# Build a Pricing Model

This guide shows how to build a pricing model in Model Reef that lets you test different price points, discount strategies and mix, and see how these flow into revenue, margin, cash and valuation.

{% hint style="info" %}
Before you start

You should have:

* A model with basic revenue and unit drivers.
* An understanding of how Revenue and COGS variables work.
* A view of your current price levels and possible future pricing strategies.

If you do not yet have unit drivers, work through Build a Unit Economics Model first.
{% endhint %}

***

## What you will build

* Drivers for price per unit by product, plan or segment.
* Revenue variables that respond to price changes and volume assumptions.
* A view of gross margin under different pricing strategies.
* A way to compare pricing scenarios through separate models.

{% stepper %}
{% step %}

### Map your pricing structure

Clarify how you actually price:

* Flat price per unit or per order.
* Tiered pricing based on volume or usage.
* Subscription plans (for example basic, standard, premium).
* One off fees plus recurring revenue.

List your key price points and any volume or segment based distinctions.
{% endstep %}

{% step %}

### Create price drivers

In the Data Library:

* Create **Economic drivers** for key prices, for example:
  * `Price per Unit - Standard`
  * `Price per Unit - Premium`
  * `Subscription Fee - Basic`

For each price driver:

* Set current price levels.
* Define escalation rules if you expect regular price increases.
* Optionally define promotional periods where price is discounted.
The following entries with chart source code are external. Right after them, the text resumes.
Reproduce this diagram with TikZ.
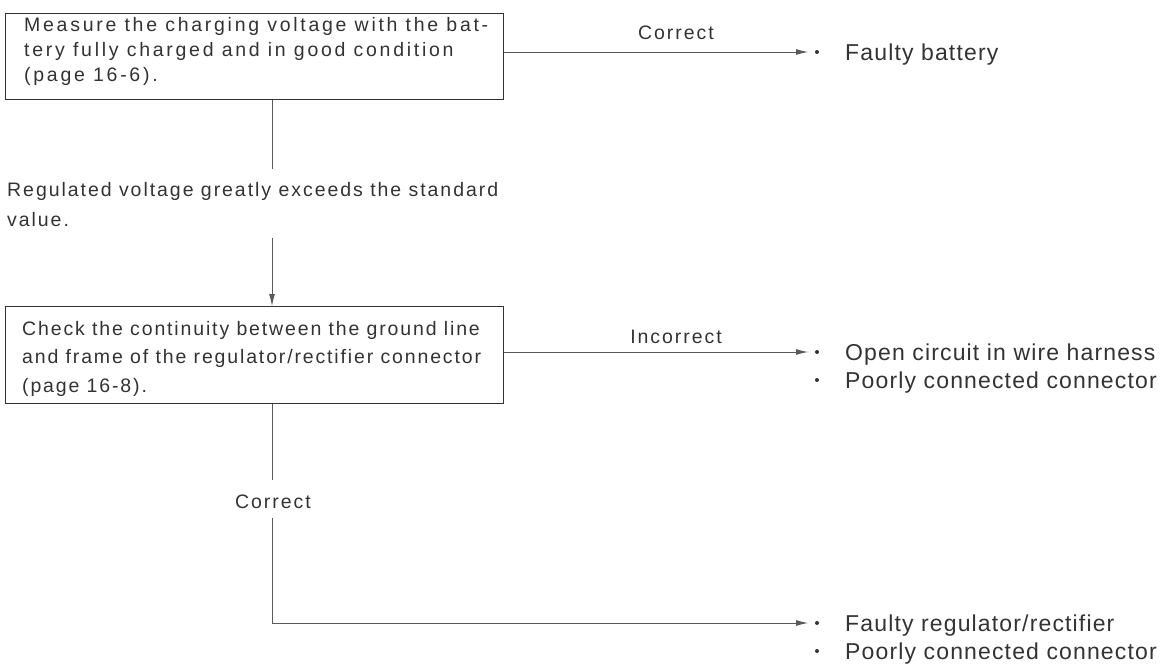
\documentclass[tikz,border=0pt]{standalone}
\usepackage{fontspec}
\setmainfont{Liberation Sans}
\newfontfamily\boxfa{Liberation Sans}[LetterSpace=14]
\newfontfamily\boxfb{Liberation Sans}[LetterSpace=9.5]
\newfontfamily\midf{Liberation Sans}[LetterSpace=10]
\newfontfamily\sidef{Liberation Sans}[LetterSpace=5]
\usetikzlibrary{arrows.meta}
\definecolor{ink}{HTML}{333333}
\definecolor{wire}{HTML}{5A5A5A}
\begin{document}
\begin{tikzpicture}[x=1pt,y=1pt,
  stepbox/.style={draw=ink,line width=1.4pt,anchor=north west,minimum width=498pt,minimum height=#1,inner sep=0pt},
  boxtext/.style={text=ink,inner sep=0pt,anchor=base west,align=left},
  midtext/.style={text=ink,inner sep=0pt,align=left,font=\midf\fontsize{19.5}{30}\selectfont},
  side/.style={text=ink,inner sep=0pt,anchor=base west,font=\sidef\fontsize{23}{28}\selectfont},
  line/.style={draw=wire,line width=0.9pt},
  arr/.style={line,-{Latex[length=12pt,width=6pt]}},
  bul/.style={circle,fill=ink,inner sep=0pt,minimum size=4pt}]
\fill[white] (0,0) rectangle (1164,-668);
\useasboundingbox (0,0) rectangle (1164,-668);

% boxes
\node[stepbox=86pt] (b1) at (5,-13) {};
\node[boxtext,font=\boxfa\fontsize{19.5}{25}\selectfont] (b1t) at (24,-82) {Measure the charging voltage with the bat-\\tery fully charged and in good condition\\(page 16-6).};
\node[stepbox=97pt] (b2) at (5,-306) {};
\node[boxtext,font=\boxfb\fontsize{19.5}{28.5}\selectfont] (b2t) at (22,-392) {Check the continuity between the ground line\\and frame of the regulator/rectifier connector\\(page 16-8).};

% condition text between boxes
\node[midtext,anchor=base west] (t1) at (7,-227) {Regulated voltage greatly exceeds the standard\\value.};

% top branch
\node[midtext,anchor=base] (c1) at (676,-40) {Correct};
\node[bul] (d1) at (817,-52) {};
\node[side] (f1) at (845,-61) {Faulty battery};
\draw[arr,shorten >=9pt] (b1.east |- d1) -- (d1.center);

% vertical from b1 to b2
\coordinate (vx) at (272,0);
\coordinate (g1) at (272,-169);
\coordinate (g2) at (272,-238);
\draw[line] (b1.south -| vx) -- (g1);
\draw[arr] (g2) -- (b2.north -| vx);

% incorrect branch
\node[midtext,anchor=base] (c2) at (676,-343) {Incorrect};
\node[bul] (d2) at (817,-352) {};
\node[bul] (d3) at (817,-380) {};
\node[side] (f2) at (845,-360) {Open circuit in wire harness};
\node[side] (f3) at (845,-388) {Poorly connected connector};
\draw[arr,shorten >=9pt] (b2.east |- d2) -- (d2.center);

% correct branch down
\node[midtext,anchor=base] (c3) at (273,-508) {Correct};
\coordinate (g3) at (272,-480);
\coordinate (g4) at (272,-518);
\coordinate (k) at (272,-623);
\node[bul] (d4) at (817,-623) {};
\node[bul] (d5) at (817,-651) {};
\node[side] (f4) at (845,-631) {Faulty regulator/rectifier};
\node[side] (f5) at (845,-659) {Poorly connected connector};
\draw[line] (b2.south -| vx) -- (g3);
\draw[arr,shorten >=9pt] (g4) -- (k) -- (d4.center);
\end{tikzpicture}
\end{document}
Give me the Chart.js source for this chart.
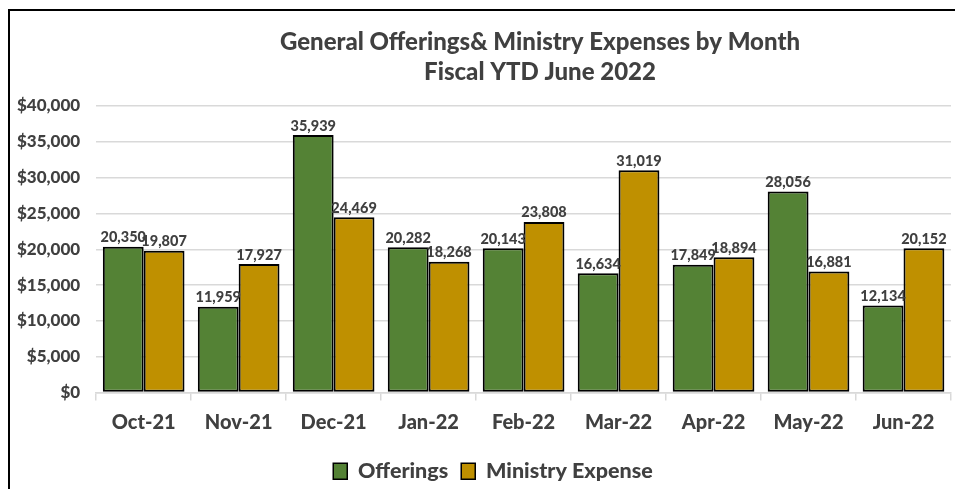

These drivers are the main levers you will move when exploring pricing.
{% endstep %}

{% step %}

### Link revenue variables to price drivers

Ensure your **Revenue variables** reference price drivers explicitly.

For example:

* `Revenue - Standard` might be:
  * `Units - Standard × Price per Unit - Standard`
* `Revenue - Premium` might be:
  * `Units - Premium × Price per Unit - Premium`

If your revenue variables do not yet use such formulas, update them to reference the new price drivers.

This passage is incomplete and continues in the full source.